— begin RECORDS FOR THIS TASK —

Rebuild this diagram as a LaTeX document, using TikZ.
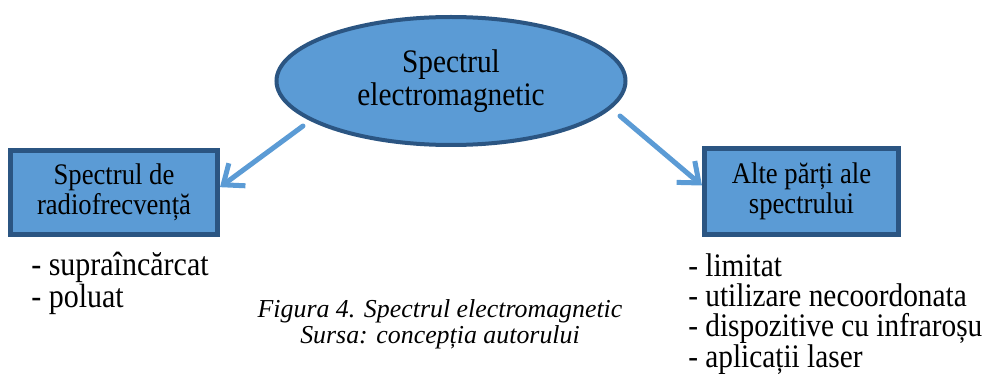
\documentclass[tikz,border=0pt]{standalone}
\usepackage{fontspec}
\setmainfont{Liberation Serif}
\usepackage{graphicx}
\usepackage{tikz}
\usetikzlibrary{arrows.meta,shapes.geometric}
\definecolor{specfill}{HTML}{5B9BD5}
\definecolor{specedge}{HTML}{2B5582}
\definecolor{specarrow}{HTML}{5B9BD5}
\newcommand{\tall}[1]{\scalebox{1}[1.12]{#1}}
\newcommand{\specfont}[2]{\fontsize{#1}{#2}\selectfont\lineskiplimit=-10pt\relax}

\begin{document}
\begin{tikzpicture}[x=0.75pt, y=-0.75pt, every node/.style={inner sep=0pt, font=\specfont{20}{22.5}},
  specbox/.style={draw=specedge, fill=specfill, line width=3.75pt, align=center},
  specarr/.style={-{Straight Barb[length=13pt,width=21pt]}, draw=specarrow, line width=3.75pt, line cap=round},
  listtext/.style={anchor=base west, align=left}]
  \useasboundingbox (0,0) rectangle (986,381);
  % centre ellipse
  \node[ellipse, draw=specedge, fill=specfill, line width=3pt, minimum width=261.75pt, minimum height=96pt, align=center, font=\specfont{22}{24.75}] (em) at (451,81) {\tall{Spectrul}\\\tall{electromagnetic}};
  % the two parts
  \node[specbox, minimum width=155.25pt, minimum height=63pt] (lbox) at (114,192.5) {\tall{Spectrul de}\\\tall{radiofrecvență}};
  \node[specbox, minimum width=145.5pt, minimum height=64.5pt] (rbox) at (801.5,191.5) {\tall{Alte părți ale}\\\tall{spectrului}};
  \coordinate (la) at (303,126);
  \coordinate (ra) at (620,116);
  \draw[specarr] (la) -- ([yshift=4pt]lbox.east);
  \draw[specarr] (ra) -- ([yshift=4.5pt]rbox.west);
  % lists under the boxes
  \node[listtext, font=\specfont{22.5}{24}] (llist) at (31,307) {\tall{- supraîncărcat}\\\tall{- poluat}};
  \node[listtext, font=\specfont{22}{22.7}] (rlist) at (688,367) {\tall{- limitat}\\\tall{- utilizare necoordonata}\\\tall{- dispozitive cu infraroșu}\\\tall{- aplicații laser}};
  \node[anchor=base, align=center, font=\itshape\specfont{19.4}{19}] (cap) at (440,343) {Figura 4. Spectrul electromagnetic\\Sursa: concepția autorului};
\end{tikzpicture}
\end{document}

— end RECORDS FOR THIS TASK —
— begin RECORDS FOR THIS TASK —

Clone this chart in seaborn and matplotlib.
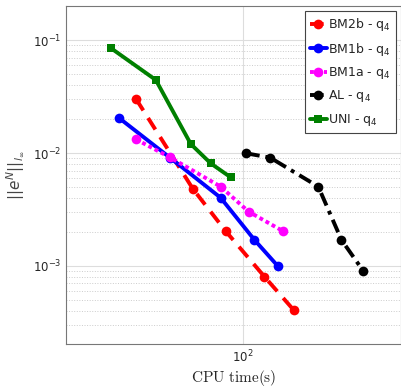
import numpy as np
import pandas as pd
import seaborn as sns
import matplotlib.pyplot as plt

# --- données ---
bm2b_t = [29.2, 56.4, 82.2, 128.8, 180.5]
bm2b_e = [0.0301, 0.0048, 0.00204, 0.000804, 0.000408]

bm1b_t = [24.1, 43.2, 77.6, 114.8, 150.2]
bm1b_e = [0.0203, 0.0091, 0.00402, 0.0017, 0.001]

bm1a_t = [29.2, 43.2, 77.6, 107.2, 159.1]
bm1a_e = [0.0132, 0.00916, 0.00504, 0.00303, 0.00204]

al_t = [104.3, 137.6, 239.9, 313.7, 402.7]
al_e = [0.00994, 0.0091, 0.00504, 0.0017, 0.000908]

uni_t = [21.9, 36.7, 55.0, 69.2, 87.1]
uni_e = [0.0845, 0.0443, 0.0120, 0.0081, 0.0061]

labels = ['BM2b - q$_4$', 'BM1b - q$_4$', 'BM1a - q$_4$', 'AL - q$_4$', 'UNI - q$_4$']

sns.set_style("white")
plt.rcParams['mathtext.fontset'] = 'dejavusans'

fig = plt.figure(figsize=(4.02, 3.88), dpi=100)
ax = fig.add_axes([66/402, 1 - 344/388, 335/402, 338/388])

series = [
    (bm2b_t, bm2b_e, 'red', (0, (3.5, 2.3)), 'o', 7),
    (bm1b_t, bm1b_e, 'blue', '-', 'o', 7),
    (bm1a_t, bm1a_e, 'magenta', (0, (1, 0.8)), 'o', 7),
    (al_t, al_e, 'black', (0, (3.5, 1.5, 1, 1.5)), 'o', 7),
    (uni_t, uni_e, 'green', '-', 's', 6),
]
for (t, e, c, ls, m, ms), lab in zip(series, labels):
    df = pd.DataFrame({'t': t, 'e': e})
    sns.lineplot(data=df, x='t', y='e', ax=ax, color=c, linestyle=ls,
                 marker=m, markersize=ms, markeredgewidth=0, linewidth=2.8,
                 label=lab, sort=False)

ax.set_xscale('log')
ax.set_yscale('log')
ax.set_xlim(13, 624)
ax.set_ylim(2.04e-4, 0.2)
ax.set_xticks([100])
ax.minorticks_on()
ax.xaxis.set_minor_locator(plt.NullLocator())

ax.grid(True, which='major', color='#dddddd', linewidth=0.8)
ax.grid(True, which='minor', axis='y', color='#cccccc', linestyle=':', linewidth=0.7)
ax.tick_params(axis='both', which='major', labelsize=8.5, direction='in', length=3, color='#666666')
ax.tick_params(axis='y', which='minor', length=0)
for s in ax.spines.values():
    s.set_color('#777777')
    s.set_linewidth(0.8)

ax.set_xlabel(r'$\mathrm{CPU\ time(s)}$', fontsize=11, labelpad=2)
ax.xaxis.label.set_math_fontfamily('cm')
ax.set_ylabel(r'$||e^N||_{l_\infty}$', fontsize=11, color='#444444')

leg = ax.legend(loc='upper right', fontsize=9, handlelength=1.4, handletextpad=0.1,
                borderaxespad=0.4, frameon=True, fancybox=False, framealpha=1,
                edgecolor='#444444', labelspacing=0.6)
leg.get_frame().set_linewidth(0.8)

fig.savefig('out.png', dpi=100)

— end RECORDS FOR THIS TASK —

All lines above starting at the one with "Clone this chart in seaborn and matplotlib." and ending at the one with "label=lab, sort=False)", inclusive, are to be printed again exactly, with the pictures left out.

Clone this chart in seaborn and matplotlib.
import numpy as np
import pandas as pd
import seaborn as sns
import matplotlib.pyplot as plt

# --- données ---
bm2b_t = [29.2, 56.4, 82.2, 128.8, 180.5]
bm2b_e = [0.0301, 0.0048, 0.00204, 0.000804, 0.000408]

bm1b_t = [24.1, 43.2, 77.6, 114.8, 150.2]
bm1b_e = [0.0203, 0.0091, 0.00402, 0.0017, 0.001]

bm1a_t = [29.2, 43.2, 77.6, 107.2, 159.1]
bm1a_e = [0.0132, 0.00916, 0.00504, 0.00303, 0.00204]

al_t = [104.3, 137.6, 239.9, 313.7, 402.7]
al_e = [0.00994, 0.0091, 0.00504, 0.0017, 0.000908]

uni_t = [21.9, 36.7, 55.0, 69.2, 87.1]
uni_e = [0.0845, 0.0443, 0.0120, 0.0081, 0.0061]

labels = ['BM2b - q$_4$', 'BM1b - q$_4$', 'BM1a - q$_4$', 'AL - q$_4$', 'UNI - q$_4$']

sns.set_style("white")
plt.rcParams['mathtext.fontset'] = 'dejavusans'

fig = plt.figure(figsize=(4.02, 3.88), dpi=100)
ax = fig.add_axes([66/402, 1 - 344/388, 335/402, 338/388])

series = [
    (bm2b_t, bm2b_e, 'red', (0, (3.5, 2.3)), 'o', 7),
    (bm1b_t, bm1b_e, 'blue', '-', 'o', 7),
    (bm1a_t, bm1a_e, 'magenta', (0, (1, 0.8)), 'o', 7),
    (al_t, al_e, 'black', (0, (3.5, 1.5, 1, 1.5)), 'o', 7),
    (uni_t, uni_e, 'green', '-', 's', 6),
]
for (t, e, c, ls, m, ms), lab in zip(series, labels):
    df = pd.DataFrame({'t': t, 'e': e})
    sns.lineplot(data=df, x='t', y='e', ax=ax, color=c, linestyle=ls,
                 marker=m, markersize=ms, markeredgewidth=0, linewidth=2.8,
                 label=lab, sort=False)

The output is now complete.